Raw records
(begin)

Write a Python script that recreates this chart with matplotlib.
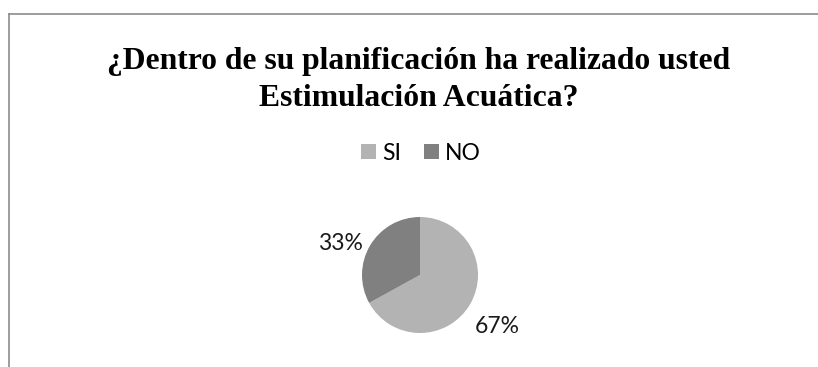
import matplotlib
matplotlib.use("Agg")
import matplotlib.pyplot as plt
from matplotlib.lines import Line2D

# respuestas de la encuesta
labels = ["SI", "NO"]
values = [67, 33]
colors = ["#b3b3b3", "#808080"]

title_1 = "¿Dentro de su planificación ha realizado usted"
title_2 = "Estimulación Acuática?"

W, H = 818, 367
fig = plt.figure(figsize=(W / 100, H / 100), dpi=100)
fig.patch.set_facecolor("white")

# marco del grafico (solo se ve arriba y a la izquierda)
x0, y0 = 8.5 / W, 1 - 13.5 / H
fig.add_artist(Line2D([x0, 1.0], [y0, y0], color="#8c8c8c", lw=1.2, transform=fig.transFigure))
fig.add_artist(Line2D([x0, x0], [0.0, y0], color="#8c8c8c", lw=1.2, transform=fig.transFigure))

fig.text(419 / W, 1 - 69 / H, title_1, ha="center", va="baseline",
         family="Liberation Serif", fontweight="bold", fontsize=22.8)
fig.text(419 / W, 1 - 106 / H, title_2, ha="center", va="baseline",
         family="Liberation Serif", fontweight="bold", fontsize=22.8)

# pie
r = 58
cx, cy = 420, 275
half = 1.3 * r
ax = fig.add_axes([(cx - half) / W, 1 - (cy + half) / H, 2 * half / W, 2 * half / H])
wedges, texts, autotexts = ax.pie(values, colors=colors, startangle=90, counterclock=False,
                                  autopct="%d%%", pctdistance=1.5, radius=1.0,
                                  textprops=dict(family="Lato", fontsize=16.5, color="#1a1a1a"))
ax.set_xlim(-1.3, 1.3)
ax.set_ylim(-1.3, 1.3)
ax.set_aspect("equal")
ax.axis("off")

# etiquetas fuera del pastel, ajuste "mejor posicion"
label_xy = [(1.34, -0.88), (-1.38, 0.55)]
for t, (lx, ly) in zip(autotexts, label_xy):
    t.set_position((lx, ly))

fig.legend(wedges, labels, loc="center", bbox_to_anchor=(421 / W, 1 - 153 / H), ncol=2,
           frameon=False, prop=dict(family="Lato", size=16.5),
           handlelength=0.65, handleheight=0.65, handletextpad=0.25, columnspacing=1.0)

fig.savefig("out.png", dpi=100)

(end)
(begin)

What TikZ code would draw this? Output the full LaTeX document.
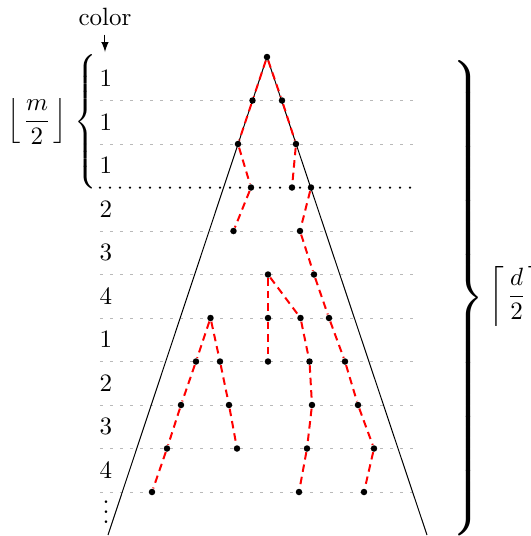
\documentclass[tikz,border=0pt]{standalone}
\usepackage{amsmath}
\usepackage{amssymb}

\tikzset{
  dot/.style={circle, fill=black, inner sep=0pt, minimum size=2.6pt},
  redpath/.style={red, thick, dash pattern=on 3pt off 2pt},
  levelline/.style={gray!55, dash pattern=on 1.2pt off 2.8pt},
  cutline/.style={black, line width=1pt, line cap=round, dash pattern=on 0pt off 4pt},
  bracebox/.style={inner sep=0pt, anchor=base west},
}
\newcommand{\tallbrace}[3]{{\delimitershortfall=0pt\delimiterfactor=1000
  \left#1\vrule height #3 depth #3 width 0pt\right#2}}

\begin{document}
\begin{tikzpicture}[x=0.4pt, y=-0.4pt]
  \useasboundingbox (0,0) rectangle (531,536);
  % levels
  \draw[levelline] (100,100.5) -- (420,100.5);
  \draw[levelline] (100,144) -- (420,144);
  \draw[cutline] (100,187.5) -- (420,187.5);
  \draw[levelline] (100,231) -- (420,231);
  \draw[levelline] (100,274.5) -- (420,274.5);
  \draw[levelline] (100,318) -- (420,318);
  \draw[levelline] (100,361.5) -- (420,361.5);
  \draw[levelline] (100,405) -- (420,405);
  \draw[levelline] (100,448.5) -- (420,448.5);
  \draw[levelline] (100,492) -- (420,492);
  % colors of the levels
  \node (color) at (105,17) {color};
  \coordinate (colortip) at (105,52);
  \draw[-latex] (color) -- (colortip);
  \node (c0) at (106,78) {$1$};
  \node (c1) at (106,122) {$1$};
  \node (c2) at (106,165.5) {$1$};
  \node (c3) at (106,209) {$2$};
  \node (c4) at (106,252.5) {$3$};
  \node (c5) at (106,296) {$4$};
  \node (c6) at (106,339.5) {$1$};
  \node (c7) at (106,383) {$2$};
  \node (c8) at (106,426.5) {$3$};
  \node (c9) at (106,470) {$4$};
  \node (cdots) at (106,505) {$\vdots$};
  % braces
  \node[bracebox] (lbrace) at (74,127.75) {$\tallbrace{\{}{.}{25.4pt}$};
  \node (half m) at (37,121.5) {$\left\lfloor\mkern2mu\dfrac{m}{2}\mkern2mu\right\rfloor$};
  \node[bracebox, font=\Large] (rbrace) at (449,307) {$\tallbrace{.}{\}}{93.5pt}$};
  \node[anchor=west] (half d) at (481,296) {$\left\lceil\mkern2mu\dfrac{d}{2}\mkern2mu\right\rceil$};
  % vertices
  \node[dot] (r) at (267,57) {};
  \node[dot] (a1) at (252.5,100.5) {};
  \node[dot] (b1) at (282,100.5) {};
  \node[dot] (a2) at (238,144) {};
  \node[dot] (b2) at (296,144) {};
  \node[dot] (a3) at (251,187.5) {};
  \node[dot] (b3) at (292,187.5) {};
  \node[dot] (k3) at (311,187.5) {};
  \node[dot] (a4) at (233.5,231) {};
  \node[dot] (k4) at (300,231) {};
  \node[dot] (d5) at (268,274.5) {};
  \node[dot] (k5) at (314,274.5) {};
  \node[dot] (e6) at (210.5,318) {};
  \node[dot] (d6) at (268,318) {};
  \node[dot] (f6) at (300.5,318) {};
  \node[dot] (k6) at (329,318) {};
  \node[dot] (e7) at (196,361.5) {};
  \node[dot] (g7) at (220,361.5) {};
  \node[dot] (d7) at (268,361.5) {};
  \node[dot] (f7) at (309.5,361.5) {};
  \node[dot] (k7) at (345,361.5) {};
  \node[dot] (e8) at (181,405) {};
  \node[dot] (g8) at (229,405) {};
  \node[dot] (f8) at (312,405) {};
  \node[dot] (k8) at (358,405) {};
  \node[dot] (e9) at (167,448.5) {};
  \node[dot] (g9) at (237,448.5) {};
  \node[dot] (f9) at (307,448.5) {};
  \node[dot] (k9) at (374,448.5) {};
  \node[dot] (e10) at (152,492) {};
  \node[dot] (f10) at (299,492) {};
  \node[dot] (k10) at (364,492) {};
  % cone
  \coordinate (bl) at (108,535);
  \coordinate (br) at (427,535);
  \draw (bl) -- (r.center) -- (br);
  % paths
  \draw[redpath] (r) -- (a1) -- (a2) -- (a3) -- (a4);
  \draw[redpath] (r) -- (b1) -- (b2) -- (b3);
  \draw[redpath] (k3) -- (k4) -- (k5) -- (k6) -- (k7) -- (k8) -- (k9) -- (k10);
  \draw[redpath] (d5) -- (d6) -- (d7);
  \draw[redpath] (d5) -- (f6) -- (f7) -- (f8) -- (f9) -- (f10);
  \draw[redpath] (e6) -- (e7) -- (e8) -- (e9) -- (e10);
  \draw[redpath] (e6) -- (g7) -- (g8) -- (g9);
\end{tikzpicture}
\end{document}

(end)

• [Your goal]:
Look above for the line with "What TikZ code"; quote it and every line after it, stopping after the line with "height #3 depth", exactly, with nothing added and without pictures.

• [Result]:
What TikZ code would draw this? Output the full LaTeX document.
\documentclass[tikz,border=0pt]{standalone}
\usepackage{amsmath}
\usepackage{amssymb}

\tikzset{
  dot/.style={circle, fill=black, inner sep=0pt, minimum size=2.6pt},
  redpath/.style={red, thick, dash pattern=on 3pt off 2pt},
  levelline/.style={gray!55, dash pattern=on 1.2pt off 2.8pt},
  cutline/.style={black, line width=1pt, line cap=round, dash pattern=on 0pt off 4pt},
  bracebox/.style={inner sep=0pt, anchor=base west},
}
\newcommand{\tallbrace}[3]{{\delimitershortfall=0pt\delimiterfactor=1000
  \left#1\vrule height #3 depth #3 width 0pt\right#2}}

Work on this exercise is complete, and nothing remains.